◆ **RECORDED INFORMATION**
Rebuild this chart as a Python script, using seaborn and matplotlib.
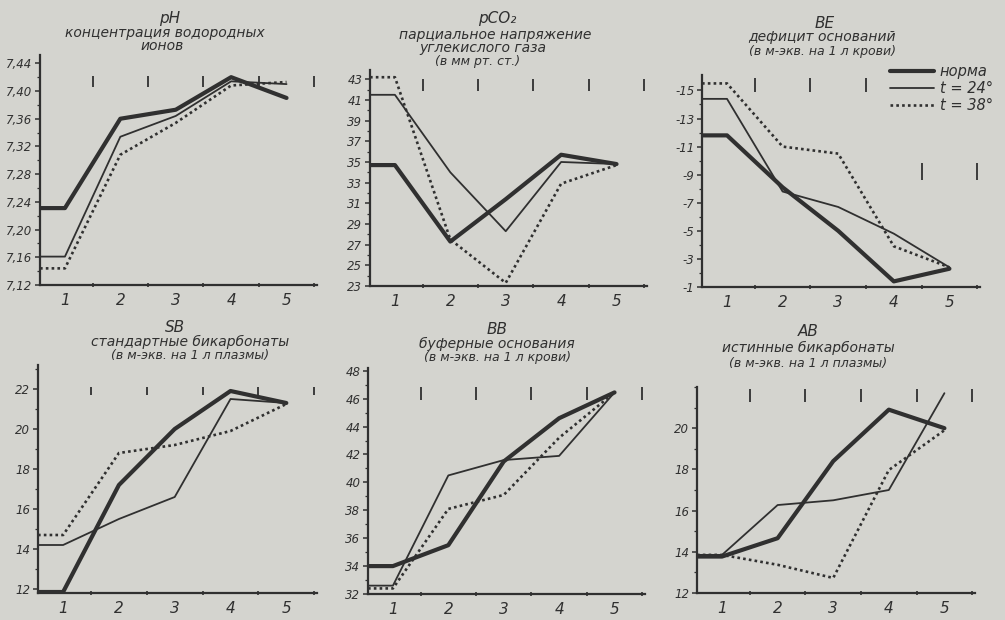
import numpy as np
import pandas as pd
import matplotlib
matplotlib.use("Agg")
import matplotlib.pyplot as plt
import seaborn as sns
from matplotlib.ticker import FixedLocator

# ---------------- data ----------------
stages = [1, 2, 3, 4, 5]
stage_labels = ["1", "2", "3", "4", "5"]
series_names = ["норма", "t = 24°", "t = 38°"]

# pH
ph_norma = [7.231, 7.360, 7.373, 7.420, 7.390]
ph_t24 = [7.161, 7.334, 7.364, 7.414, 7.410]
ph_t38 = [7.144, 7.308, 7.354, 7.408, 7.413]
ph_ticks = [7.12, 7.16, 7.20, 7.24, 7.28, 7.32, 7.36, 7.40, 7.44]
ph_ticklabels = ["7,12", "7,16", "7,20", "7,24", "7,28", "7,32", "7,36", "7,40", "7,44"]

# pCO2
pco2_norma = [34.7, 27.3, 31.4, 35.7, 34.8]
pco2_t24 = [41.5, 34.0, 28.3, 35.0, 34.8]
pco2_t38 = [43.2, 27.5, 23.3, 32.9, 34.7]
pco2_ticks = [23, 25, 27, 29, 31, 33, 35, 37, 39, 41, 43]
pco2_ticklabels = ["23", "25", "27", "29", "31", "33", "35", "37", "39", "41", "43"]

# BE
be_norma = [-11.8, -8.1, -5.0, -1.4, -2.3]
be_t24 = [-14.4, -7.8, -6.7, -4.8, -2.4]
be_t38 = [-15.5, -11.0, -10.5, -3.9, -2.4]
be_ticks = [-1, -3, -5, -7, -9, -11, -13, -15]
be_ticklabels = ["-1", "-3", "-5", "-7", "-9", "-11", "-13", "-15"]

# SB
sb_norma = [11.85, 17.2, 20.0, 21.9, 21.3]
sb_t24 = [14.2, 15.5, 16.6, 21.5, 21.3]
sb_t38 = [14.7, 18.8, 19.2, 19.9, 21.25]
sb_ticks = [12, 14, 16, 18, 20, 22]
sb_ticklabels = ["12", "14", "16", "18", "20", "22"]

# BB
bb_norma = [34.0, 35.5, 41.5, 44.6, 46.45]
bb_t24 = [32.6, 40.5, 41.6, 41.9, 46.45]
bb_t38 = [32.4, 38.1, 39.1, 43.2, 46.45]
bb_ticks = [32, 34, 36, 38, 40, 42, 44, 46, 48]
bb_ticklabels = ["32", "34", "36", "38", "40", "42", "44", "46", "48"]

# AB
ab_norma = [13.77, 14.66, 18.4, 20.9, 20.0]
ab_t24 = [13.85, 16.27, 16.5, 17.0, 21.7]
ab_t38 = [13.85, 13.37, 12.73, 17.97, 19.9]
ab_ticks = [12, 14, 16, 18, 20]
ab_ticklabels = ["12", "14", "16", "18", "20"]

# ---------------- style ----------------
BG = "#d4d4cf"
INK = "#303030"
W, H = 1005, 620

sns.set_theme(style="ticks")
plt.rcParams["font.family"] = ["DejaVu Sans"]
plt.rcParams["axes.edgecolor"] = INK
plt.rcParams["text.color"] = INK
plt.rcParams["xtick.color"] = INK
plt.rcParams["ytick.color"] = INK

line_styles = [
    dict(lw=3.0, ls="-"),
    dict(lw=1.3, ls="-"),
    dict(lw=1.9, ls=(0, (1.0, 1.2))),
]

X_END = 5.55
X_START = 0.55
sep_x = [1.5, 2.5, 3.5, 4.5, 5.5]

T1, T2, T3 = 11, 10, 9


def px_rect(left, right, top, bottom):
    return [left / W, 1 - bottom / H, (right - left) / W, (bottom - top) / H]


panels = [
    dict(rect=px_rect(40, 317, 55, 285), ylim=(7.12, 7.452),
         ticks=ph_ticks, labels=ph_ticklabels, minor=0.02,
         data=[ph_norma, ph_t24, ph_t38],
         marks=[(0.86, 0.91)] * 5,
         title=[("pH", 170, 19, T1), ("концентрация водородных", 165, 33, T2), ("ионов", 162, 46, T2)]),
    dict(rect=px_rect(370, 647, 70, 286), ylim=(23, 43.9),
         ticks=pco2_ticks, labels=pco2_ticklabels, minor=1,
         data=[pco2_norma, pco2_t24, pco2_t38],
         marks=[(0.905, 0.96)] * 5,
         title=[("pCO₂", 497, 19, T1), ("парциальное напряжение", 495, 35, T2),
                ("углекислого газа", 483, 48, T2), ("(в мм рт. ст.)", 478, 61, T3)]),
    dict(rect=px_rect(702, 980, 75, 287), ylim=(-1, -16.1),
         ticks=be_ticks, labels=be_ticklabels, minor=1,
         data=[be_norma, be_t24, be_t38],
         marks=[(0.92, 0.985)] * 3 + [(0.505, 0.585)] * 2,
         title=[("BE", 825, 23, T1), ("дефицит оснований", 822, 37, T2),
                ("(в м-экв. на 1 л крови)", 822, 51, T3)]),
    dict(rect=px_rect(38, 317, 365, 593), ylim=(11.8, 23.2),
         ticks=sb_ticks, labels=sb_ticklabels, minor=1,
         data=[sb_norma, sb_t24, sb_t38],
         marks=[(0.87, 0.905)] * 5,
         title=[("SB", 175, 327, T1), ("стандартные бикарбонаты", 190, 342, T2),
                ("(в м-экв. на 1 л плазмы)", 190, 356, T3)]),
    dict(rect=px_rect(368, 645, 368, 594), ylim=(32, 48.2),
         ticks=bb_ticks, labels=bb_ticklabels, minor=1,
         data=[bb_norma, bb_t24, bb_t38],
         marks=[(0.86, 0.915)] * 5,
         title=[("BB", 497, 329, T1), ("буферные основания", 497, 344, T2),
                ("(в м-экв. на 1 л крови)", 497, 358, T3)]),
    dict(rect=px_rect(697, 975, 387, 593), ylim=(12, 22),
         ticks=ab_ticks, labels=ab_ticklabels, minor=1,
         data=[ab_norma, ab_t24, ab_t38],
         marks=[(0.925, 0.99)] * 5,
         title=[("AB", 808, 332, T1), ("истинные бикарбонаты", 808, 348, T2),
                ("(в м-экв. на 1 л плазмы)", 808, 363, T3)]),
]

fig = plt.figure(figsize=(W / 100, H / 100), dpi=100)
fig.patch.set_facecolor(BG)

legend_ax = None
for i, p in enumerate(panels):
    ax = fig.add_axes(p["rect"])
    ax.set_facecolor(BG)
    for name, vals, st in zip(series_names, p["data"], line_styles):
        df = pd.DataFrame({"stage": [X_START] + stages, "value": [vals[0]] + vals})
        sns.lineplot(data=df, x="stage", y="value", ax=ax, color=INK,
                     lw=st["lw"], linestyle=st["ls"], legend=False,
                     estimator=None, sort=False)
    ax.set_xlim(X_START, X_END)
    ax.set_ylim(*p["ylim"])
    ax.set_xlabel("")
    ax.set_ylabel("")
    for s in ["top", "right"]:
        ax.spines[s].set_visible(False)
    for s in ["left", "bottom"]:
        ax.spines[s].set_linewidth(1.6)
        ax.spines[s].set_color(INK)
    ax.set_xticks(stages)
    ax.set_xticklabels(stage_labels, fontsize=11, style="italic")
    ax.xaxis.set_minor_locator(FixedLocator(sep_x))
    ax.tick_params(axis="x", which="major", length=0, pad=6)
    ax.tick_params(axis="x", which="minor", length=3, width=1.2, direction="inout")
    ax.set_yticks(p["ticks"])
    ax.set_yticklabels(p["labels"], fontsize=8.5, style="italic")
    lo, hi = sorted(p["ylim"])
    minor = np.arange(min(p["ticks"]), hi + 1e-9, p["minor"])
    ax.yaxis.set_minor_locator(FixedLocator(minor))
    ax.tick_params(axis="y", which="major", length=3.5, width=1.1, pad=2)
    ax.tick_params(axis="y", which="minor", length=2, width=0.9)
    # separator strokes at the top of each panel
    trans = ax.get_xaxis_transform()
    for xm, (f0, f1) in zip(sep_x, p["marks"]):
        ax.plot([xm, xm], [f0, f1], transform=trans, color=INK, lw=1.3,
                clip_on=False, solid_capstyle="butt")
    for txt, cx, cy, fs in p["title"]:
        fig.text(cx / W, 1 - cy / H, txt, ha="center", va="center",
                 fontsize=fs, style="italic", color=INK)
    if i == 2:
        legend_ax = ax

handles = legend_ax.lines[:3]
fig.legend(handles, series_names, loc="upper left",
           bbox_to_anchor=(890 / W, 1 - 64 / H), frameon=False,
           handlelength=3.0, handletextpad=0.4, labelspacing=0.15,
           borderpad=0, borderaxespad=0,
           prop={"size": 10.5, "style": "italic"})

fig.savefig("out.png", dpi=100, facecolor=BG)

◆ **WHAT IS NEEDED**
Up to and including the line with "from matplotlib.ticker import FixedLocator", copy the data above from its first line. Skip pictures.

◆ **EXPECTED ANSWER**
Rebuild this chart as a Python script, using seaborn and matplotlib.
import numpy as np
import pandas as pd
import matplotlib
matplotlib.use("Agg")
import matplotlib.pyplot as plt
import seaborn as sns
from matplotlib.ticker import FixedLocator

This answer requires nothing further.